Biçim açısından aykırı filmleri düşündüğümüzde en iyi örneklerin genellikle -hiç tesadüf değil ki- içeriğine en uygun anlatım biçimini arayan yönetmenlerden çıktığını görüyoruz. Tam 2 yıl önce aramızdan ayrılan, Çek sinemasının öncü yönetmeni Vera Chytilová'nın 1966 tarihli kült klasiği 'Küçük Papatyalar'ı (Sedmikrásky / Daisies)bunların en iyi örneklerinden biri. Erkek egemen kodlara ve tüm anlatım konvansiyonlarına adeta nanik çeken bu film, belki sinema tarihindeki popüler Amerikan klasikleri kadar tanınmıyor. Fakat sinema tarihinde sahip olduğu yer ve önem tartışılamaz. Nitekim literatürün de es geçmediği ve sinema tarihi kitaplarının mutlaka yer verdiği filmlerden biri 'Küçük Papatyalar'. Tabu yıkıcı mı? Evet. Kural tanımaz mı? Evet. Fakat tüm bunları salt kuralları yıkmak amacından ziyade kendi içeriğine uygun olduğu için tercih eden bir film. Keza bir röportajında Vera Chytilová da şöyle diyordu: "Filmin biçimi gerçekten de kendi kavramsal temelinden türedi. Filmin konsepti yıkımdı ve biçim de böylelikle yıkıcı oldu." Aradan geçen yarım yüzyıla rağmen enerjisini ve ruhunu kaybetmeyen bir başyapıt olmasının sırrını belki de buna borçlu.

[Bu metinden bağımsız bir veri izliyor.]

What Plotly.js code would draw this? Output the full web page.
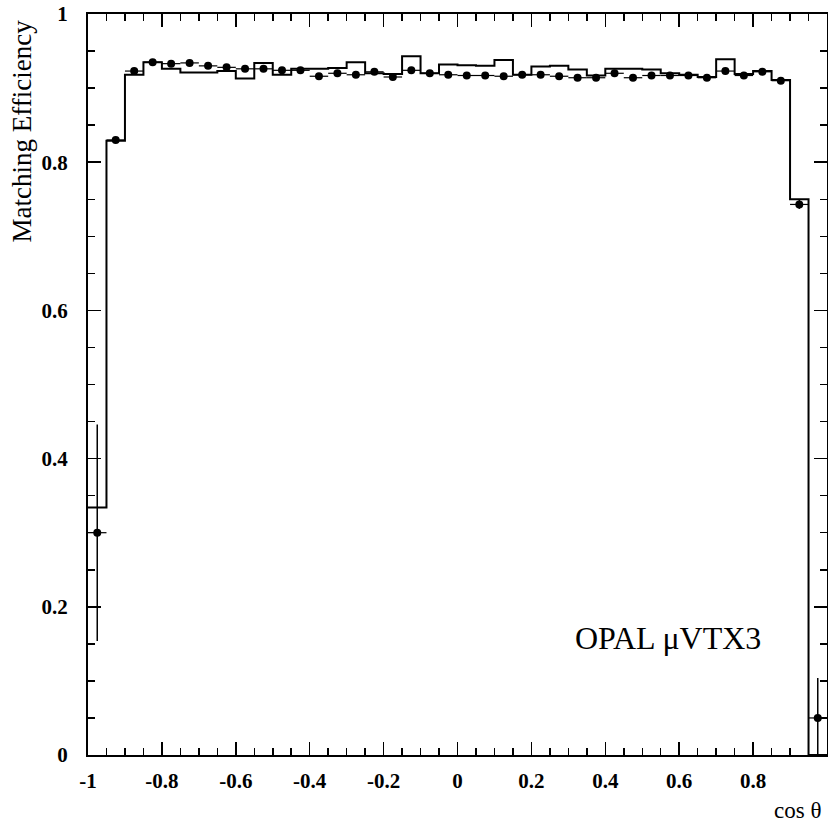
<!DOCTYPE html>
<html>
<head>
<meta charset="utf-8">
<script src="https://cdn.plot.ly/plotly-3.0.1.min.js"></script>
<style>html,body{margin:0;padding:0;background:#fff;}#chart{width:828px;height:825px;}</style>
</head>
<body>
<div id="chart"></div>
<script>
// bin centres in cos(theta), bin width 0.05
const cosTheta = [-0.975,-0.925,-0.875,-0.825,-0.775,-0.725,-0.675,-0.625,-0.575,-0.525,
                  -0.475,-0.425,-0.375,-0.325,-0.275,-0.225,-0.175,-0.125,-0.075,-0.025,
                   0.025, 0.075, 0.125, 0.175, 0.225, 0.275, 0.325, 0.375, 0.425, 0.475,
                   0.525, 0.575, 0.625, 0.675, 0.725, 0.775, 0.825, 0.875, 0.925, 0.975];
const binHalfWidth = 0.025;
// Monte Carlo matching efficiency (histogram)
const mcEff = [0.334,0.829,0.918,0.935,0.926,0.921,0.921,0.923,0.913,0.934,
               0.918,0.926,0.926,0.927,0.935,0.920,0.919,0.943,0.920,0.932,
               0.931,0.930,0.938,0.918,0.929,0.930,0.925,0.917,0.926,0.926,
               0.925,0.920,0.918,0.915,0.939,0.919,0.923,0.911,0.750,0.000];
// data matching efficiency (points) and errors
const dataEff = [0.300,0.830,0.923,0.935,0.933,0.934,0.930,0.928,0.926,0.926,
                 0.924,0.924,0.916,0.920,0.918,0.922,0.915,0.924,0.920,0.918,
                 0.917,0.917,0.916,0.918,0.918,0.916,0.914,0.914,0.920,0.914,
                 0.917,0.917,0.917,0.914,0.923,0.917,0.922,0.910,0.743,0.050];
const dataErr = [0.146,0.004,0.003,0.003,0.003,0.003,0.003,0.003,0.003,0.003,
                 0.003,0.003,0.003,0.003,0.003,0.003,0.003,0.003,0.003,0.003,
                 0.003,0.003,0.003,0.003,0.003,0.003,0.003,0.003,0.003,0.003,
                 0.003,0.003,0.003,0.003,0.003,0.003,0.003,0.003,0.006,0.054];
const xTickVals = [-1,-0.8,-0.6,-0.4,-0.2,0,0.2,0.4,0.6,0.8,1];
const xTickText = ["-1","-0.8","-0.6","-0.4","-0.2","0","0.2","0.4","0.6","0.8","1"];
const yTickVals = [0,0.2,0.4,0.6,0.8,1];
const yTickText = ["0","0.2","0.4","0.6","0.8","1"];

const histX = cosTheta.map(c => c - binHalfWidth).concat([cosTheta[cosTheta.length-1] + binHalfWidth]);
const histY = mcEff.concat([mcEff[mcEff.length-1]]);

const serif = "Liberation Serif, Times New Roman, serif";
const tickFont = {family: serif, size: 21, color: "#000", weight: "bold"};

const traces = [
  {x: histX, y: histY, type: "scatter", mode: "lines",
   line: {shape: "hv", color: "#000", width: 2}, hoverinfo: "skip"},
  {x: cosTheta, y: dataEff, type: "scatter", mode: "markers",
   marker: {color: "#000", size: 8},
   error_y: {type: "data", array: dataErr, visible: true, color: "#000", thickness: 1.5, width: 0},
   error_x: {type: "constant", value: binHalfWidth, visible: true, color: "#000", thickness: 1.2, width: 0}}
];

const axisCommon = {
  showgrid: false, zeroline: false, showline: true, linecolor: "#000", linewidth: 2,
  mirror: "ticks", ticks: "inside", ticklen: 13, tickwidth: 1.5, tickcolor: "#000",
  tickmode: "array", tickfont: tickFont,
  minor: {tickmode: "linear", tick0: 0, dtick: 0.05, ticks: "inside", ticklen: 7,
          tickwidth: 1.5, tickcolor: "#000", showgrid: false}
};

const layout = {
  width: 828, height: 825,
  margin: {l: 88, r: 1, t: 14, b: 70, pad: 0},
  paper_bgcolor: "#fff", plot_bgcolor: "#fff",
  showlegend: false,
  xaxis: Object.assign({}, axisCommon, {range: [-1, 1], tickvals: xTickVals, ticktext: xTickText, ticklabelstandoff: 6}),
  yaxis: Object.assign({}, axisCommon, {range: [0, 1], tickvals: yTickVals, ticktext: yTickText, ticklabelstandoff: 14}),
  annotations: [
    {text: "OPAL \u03bcVTX3", xref: "x", yref: "y", x: 0.569, y: 0.158, showarrow: false,
     font: {family: serif, size: 32, color: "#000"}},
    {text: "Matching Efficiency", xref: "paper", yref: "paper", x: -0.089, y: 0.995,
     xanchor: "center", yanchor: "top", textangle: -90, showarrow: false,
     font: {family: serif, size: 27, color: "#000"}},
    {text: "cos \u03b8", xref: "paper", yref: "paper", x: 0.995, y: -0.0755,
     xanchor: "right", yanchor: "middle", showarrow: false,
     font: {family: serif, size: 23, color: "#000"}}
  ]
};

Plotly.newPlot("chart", traces, layout, {displayModeBar: false, staticPlot: true});
</script>
</body>
</html>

Kalıpların dışında düşünmek

50-yili-deviren-bir-basyapit-119983-1.

Aradan geçen 50 yıldan sonra, pek çok popüler klasiğin yerine bu radikal ve avangart filmi hatırlamak daha anlamlı olabilir. 'Küçük Papatyalar' dönemin alışılagelmiş hakim anlatım biçimlerinin -hatta alternatiflerinin de- öylesine dışına çıkıyordu ki, her kesimden birileri için rahatsız edici olmayı başarıyordu. Erkek egemen topluma saldırının pelikülde karşılığını arıyordu; tabulara adeta sinemasal olarak dil çıkartmak istiyor ve bunun biçimsel karşılığını uygulamaya çalışıyordu. Öncelikle filmin klasik anlamda bir hikâyesi ve dramatik yapısı yoktu. Devamlılık ilkeleri üzerinde oynanan oyunlar, deneysel kamera açıları, bol bol sıçramalı kurgu tercihi filmin iskeletini oluşturuyordu. Bunun üzerine renklendirme, boyama, pelikül üzerinde deformasyon gibi tekniklerden de faydalanıyordu. Renk paletindeki dinamizm, filmin temposunun sürücü koltuğundaydı. Mizansenin kontrolü ise kaos ve renk cümbüşündeydi. Ortaya ana akım seyircisi için hazmı zor, her açıdan uçlarda dolaşan bir film çıktığı kesindi. Ancak konseptinin sinemasal izdüşümünü bulmak için bir arayıştı bu ve başkarakterlerinin ruhunu perdeye son derece isabetli bir şekilde yansıtmayı başarıyordu. 'Küçük Papatyalar' kalıpların dışında düşünmeye dair yoğun bir egzersiz olarak görülebilir. Üstelik üzerinden geçen 50 seneye rağmen "yıkıcı" gücünü kaybetmediği kesin.